- WHAT YOU WILL DO: Pictures must not be retyped. Return exactly the lines from the one with "Recreate this image" through the one with "from matplotlib.patches import PathPatch", both included, and no others.

[Start DATA IN THIS EXERCISE]

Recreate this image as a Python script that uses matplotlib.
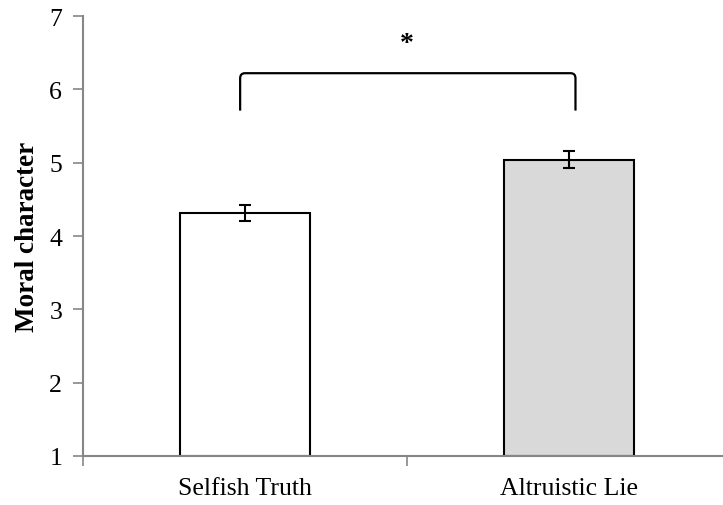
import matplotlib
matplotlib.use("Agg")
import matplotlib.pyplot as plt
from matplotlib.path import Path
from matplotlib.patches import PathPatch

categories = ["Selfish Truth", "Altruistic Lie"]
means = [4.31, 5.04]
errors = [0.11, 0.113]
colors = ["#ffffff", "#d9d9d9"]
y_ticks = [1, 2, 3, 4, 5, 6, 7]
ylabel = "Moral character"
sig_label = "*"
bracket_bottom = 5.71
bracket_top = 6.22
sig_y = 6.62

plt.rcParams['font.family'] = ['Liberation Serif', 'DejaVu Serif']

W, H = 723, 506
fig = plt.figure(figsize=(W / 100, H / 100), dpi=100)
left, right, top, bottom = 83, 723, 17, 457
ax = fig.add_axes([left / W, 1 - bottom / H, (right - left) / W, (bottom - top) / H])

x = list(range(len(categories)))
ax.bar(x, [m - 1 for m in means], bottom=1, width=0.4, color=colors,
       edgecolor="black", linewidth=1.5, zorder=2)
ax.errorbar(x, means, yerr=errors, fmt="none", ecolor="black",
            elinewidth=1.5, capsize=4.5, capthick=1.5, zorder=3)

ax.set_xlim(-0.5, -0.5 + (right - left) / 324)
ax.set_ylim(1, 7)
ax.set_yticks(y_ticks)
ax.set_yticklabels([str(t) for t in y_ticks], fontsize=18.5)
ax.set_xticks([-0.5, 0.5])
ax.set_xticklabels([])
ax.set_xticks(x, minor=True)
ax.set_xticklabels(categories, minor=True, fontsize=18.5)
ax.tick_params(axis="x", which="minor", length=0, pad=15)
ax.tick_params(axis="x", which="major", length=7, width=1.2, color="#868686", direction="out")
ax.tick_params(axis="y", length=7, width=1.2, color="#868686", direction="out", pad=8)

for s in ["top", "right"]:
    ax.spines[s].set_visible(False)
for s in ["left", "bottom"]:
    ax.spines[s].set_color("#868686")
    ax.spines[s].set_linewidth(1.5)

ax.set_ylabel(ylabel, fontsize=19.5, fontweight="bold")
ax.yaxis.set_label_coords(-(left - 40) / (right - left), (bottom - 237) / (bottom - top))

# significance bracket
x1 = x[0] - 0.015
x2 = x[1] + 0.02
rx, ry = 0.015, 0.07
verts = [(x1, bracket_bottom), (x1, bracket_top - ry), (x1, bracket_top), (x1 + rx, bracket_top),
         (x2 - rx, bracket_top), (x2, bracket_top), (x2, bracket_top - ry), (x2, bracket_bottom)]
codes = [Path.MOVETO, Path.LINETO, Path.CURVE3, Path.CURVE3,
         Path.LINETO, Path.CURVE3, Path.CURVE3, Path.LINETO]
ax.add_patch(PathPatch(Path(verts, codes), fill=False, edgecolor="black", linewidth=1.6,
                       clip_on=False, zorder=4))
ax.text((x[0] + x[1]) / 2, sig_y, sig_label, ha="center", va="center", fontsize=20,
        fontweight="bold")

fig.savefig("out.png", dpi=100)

[End DATA IN THIS EXERCISE]
[Start DATA IN THIS EXERCISE]

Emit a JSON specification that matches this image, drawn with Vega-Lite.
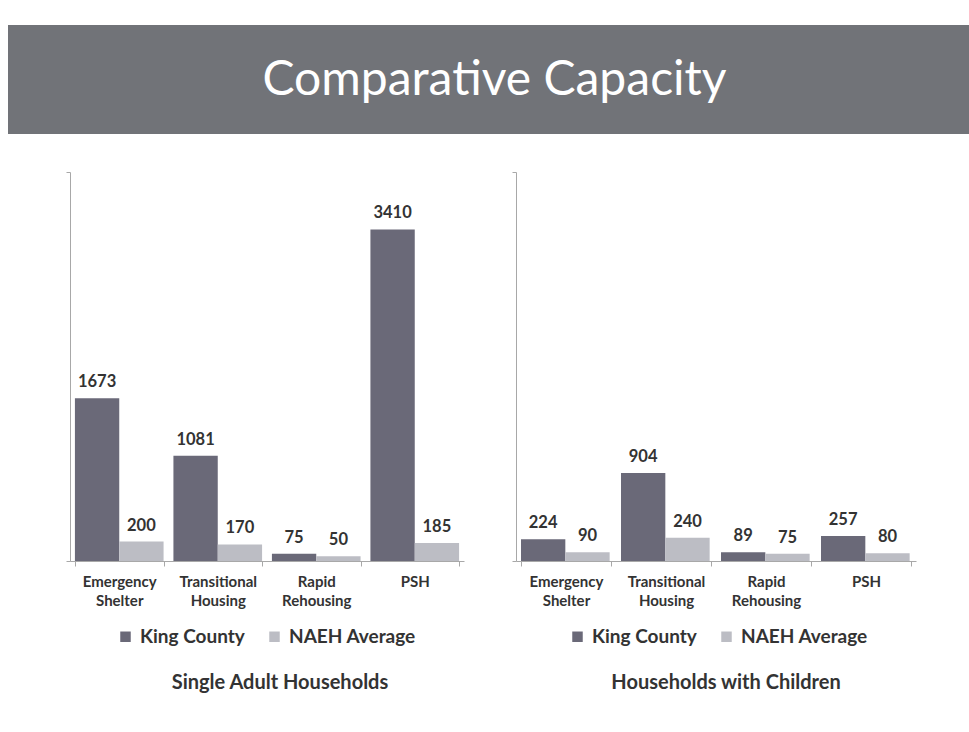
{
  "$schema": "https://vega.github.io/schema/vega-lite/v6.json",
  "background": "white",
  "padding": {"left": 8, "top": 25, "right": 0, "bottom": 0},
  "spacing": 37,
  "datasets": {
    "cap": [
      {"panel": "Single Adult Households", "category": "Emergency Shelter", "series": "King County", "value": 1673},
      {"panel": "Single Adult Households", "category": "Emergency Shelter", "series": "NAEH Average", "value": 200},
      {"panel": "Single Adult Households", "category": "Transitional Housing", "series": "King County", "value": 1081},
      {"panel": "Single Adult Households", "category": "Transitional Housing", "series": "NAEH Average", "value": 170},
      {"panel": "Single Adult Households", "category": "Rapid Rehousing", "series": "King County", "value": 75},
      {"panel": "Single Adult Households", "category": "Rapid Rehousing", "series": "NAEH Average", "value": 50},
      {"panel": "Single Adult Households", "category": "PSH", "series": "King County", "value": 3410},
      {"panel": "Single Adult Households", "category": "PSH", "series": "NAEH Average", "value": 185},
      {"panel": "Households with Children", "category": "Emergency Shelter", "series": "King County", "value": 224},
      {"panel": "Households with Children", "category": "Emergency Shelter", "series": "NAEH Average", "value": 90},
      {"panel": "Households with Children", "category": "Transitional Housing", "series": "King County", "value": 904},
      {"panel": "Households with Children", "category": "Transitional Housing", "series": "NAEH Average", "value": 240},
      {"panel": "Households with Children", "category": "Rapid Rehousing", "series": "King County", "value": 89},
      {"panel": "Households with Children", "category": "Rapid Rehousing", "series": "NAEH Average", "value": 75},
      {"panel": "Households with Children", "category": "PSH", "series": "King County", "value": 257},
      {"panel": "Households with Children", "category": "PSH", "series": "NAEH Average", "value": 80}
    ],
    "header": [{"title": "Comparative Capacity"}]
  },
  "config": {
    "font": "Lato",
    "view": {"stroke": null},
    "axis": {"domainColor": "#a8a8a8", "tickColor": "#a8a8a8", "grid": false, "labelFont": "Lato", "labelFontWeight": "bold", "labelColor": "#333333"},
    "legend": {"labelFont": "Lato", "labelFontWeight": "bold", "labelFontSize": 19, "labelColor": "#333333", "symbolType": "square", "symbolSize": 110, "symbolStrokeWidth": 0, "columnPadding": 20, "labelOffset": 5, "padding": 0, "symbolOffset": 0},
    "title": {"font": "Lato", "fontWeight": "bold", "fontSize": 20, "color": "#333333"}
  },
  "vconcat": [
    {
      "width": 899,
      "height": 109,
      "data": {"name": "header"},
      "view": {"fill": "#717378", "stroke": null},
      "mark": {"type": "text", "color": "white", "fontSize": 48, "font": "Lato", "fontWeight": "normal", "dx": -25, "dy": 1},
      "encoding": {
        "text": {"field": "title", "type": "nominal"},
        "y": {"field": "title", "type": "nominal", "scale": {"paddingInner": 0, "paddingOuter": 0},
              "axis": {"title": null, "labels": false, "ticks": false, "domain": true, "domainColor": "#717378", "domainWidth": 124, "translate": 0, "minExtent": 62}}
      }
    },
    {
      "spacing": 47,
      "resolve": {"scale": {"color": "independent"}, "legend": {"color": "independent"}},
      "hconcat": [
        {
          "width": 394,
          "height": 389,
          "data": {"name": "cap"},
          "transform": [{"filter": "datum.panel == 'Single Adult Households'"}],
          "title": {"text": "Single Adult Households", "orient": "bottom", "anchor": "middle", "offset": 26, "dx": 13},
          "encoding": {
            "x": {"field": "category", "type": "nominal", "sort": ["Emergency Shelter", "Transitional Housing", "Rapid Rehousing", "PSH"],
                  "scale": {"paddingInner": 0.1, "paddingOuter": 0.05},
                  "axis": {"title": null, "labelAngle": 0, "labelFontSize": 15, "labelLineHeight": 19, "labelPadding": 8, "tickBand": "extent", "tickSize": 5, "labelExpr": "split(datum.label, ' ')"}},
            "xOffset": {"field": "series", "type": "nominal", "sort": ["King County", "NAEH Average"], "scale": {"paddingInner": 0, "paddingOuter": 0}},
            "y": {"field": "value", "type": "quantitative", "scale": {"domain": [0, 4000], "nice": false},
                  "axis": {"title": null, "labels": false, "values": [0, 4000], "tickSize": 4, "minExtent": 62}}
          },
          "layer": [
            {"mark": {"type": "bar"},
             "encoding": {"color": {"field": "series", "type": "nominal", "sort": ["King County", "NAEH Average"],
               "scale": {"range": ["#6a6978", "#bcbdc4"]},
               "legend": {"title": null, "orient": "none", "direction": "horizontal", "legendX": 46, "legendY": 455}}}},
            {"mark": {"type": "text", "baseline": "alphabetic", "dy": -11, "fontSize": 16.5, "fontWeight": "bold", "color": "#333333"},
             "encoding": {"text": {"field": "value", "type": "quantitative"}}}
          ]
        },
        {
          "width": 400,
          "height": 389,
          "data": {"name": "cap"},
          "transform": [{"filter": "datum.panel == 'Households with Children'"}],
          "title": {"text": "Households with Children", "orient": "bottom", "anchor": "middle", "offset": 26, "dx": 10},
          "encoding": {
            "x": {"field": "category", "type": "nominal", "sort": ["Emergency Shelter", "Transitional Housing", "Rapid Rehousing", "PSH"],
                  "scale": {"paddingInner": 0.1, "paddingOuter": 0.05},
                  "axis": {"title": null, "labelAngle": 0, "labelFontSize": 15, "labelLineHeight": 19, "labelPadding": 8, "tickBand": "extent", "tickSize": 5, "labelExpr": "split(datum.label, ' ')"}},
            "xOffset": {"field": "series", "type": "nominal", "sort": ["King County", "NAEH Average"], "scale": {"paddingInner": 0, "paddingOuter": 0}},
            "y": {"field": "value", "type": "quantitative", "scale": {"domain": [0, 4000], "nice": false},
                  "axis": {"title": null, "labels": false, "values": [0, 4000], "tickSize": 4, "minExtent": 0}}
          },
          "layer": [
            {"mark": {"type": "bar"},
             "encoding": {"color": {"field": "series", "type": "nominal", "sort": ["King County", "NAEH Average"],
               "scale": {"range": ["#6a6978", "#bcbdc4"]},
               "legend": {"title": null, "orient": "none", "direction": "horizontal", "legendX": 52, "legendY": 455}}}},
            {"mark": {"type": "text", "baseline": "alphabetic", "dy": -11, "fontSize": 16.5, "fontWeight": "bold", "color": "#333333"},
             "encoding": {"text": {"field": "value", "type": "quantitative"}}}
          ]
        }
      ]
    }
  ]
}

[End DATA IN THIS EXERCISE]
[Start DATA IN THIS EXERCISE]

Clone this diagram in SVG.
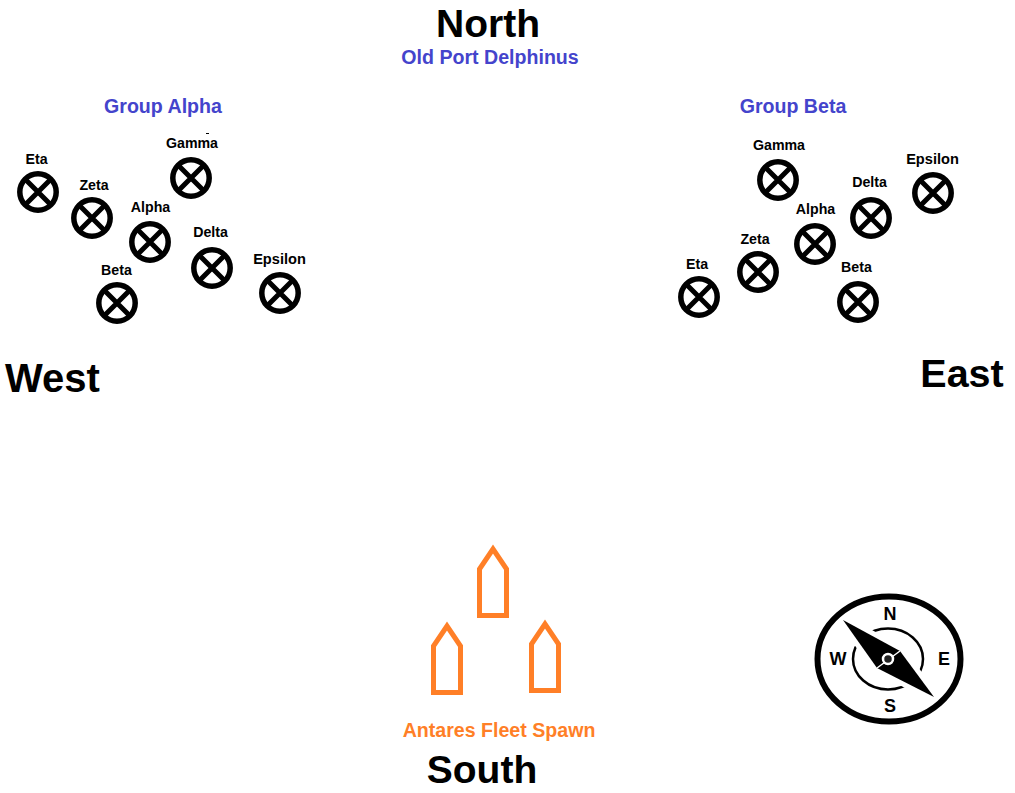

[End DATA IN THIS EXERCISE]

- PROBLEM SOLUTION:
Recreate this image as a Python script that uses matplotlib.
import matplotlib
matplotlib.use("Agg")
import matplotlib.pyplot as plt
from matplotlib.path import Path
from matplotlib.patches import PathPatch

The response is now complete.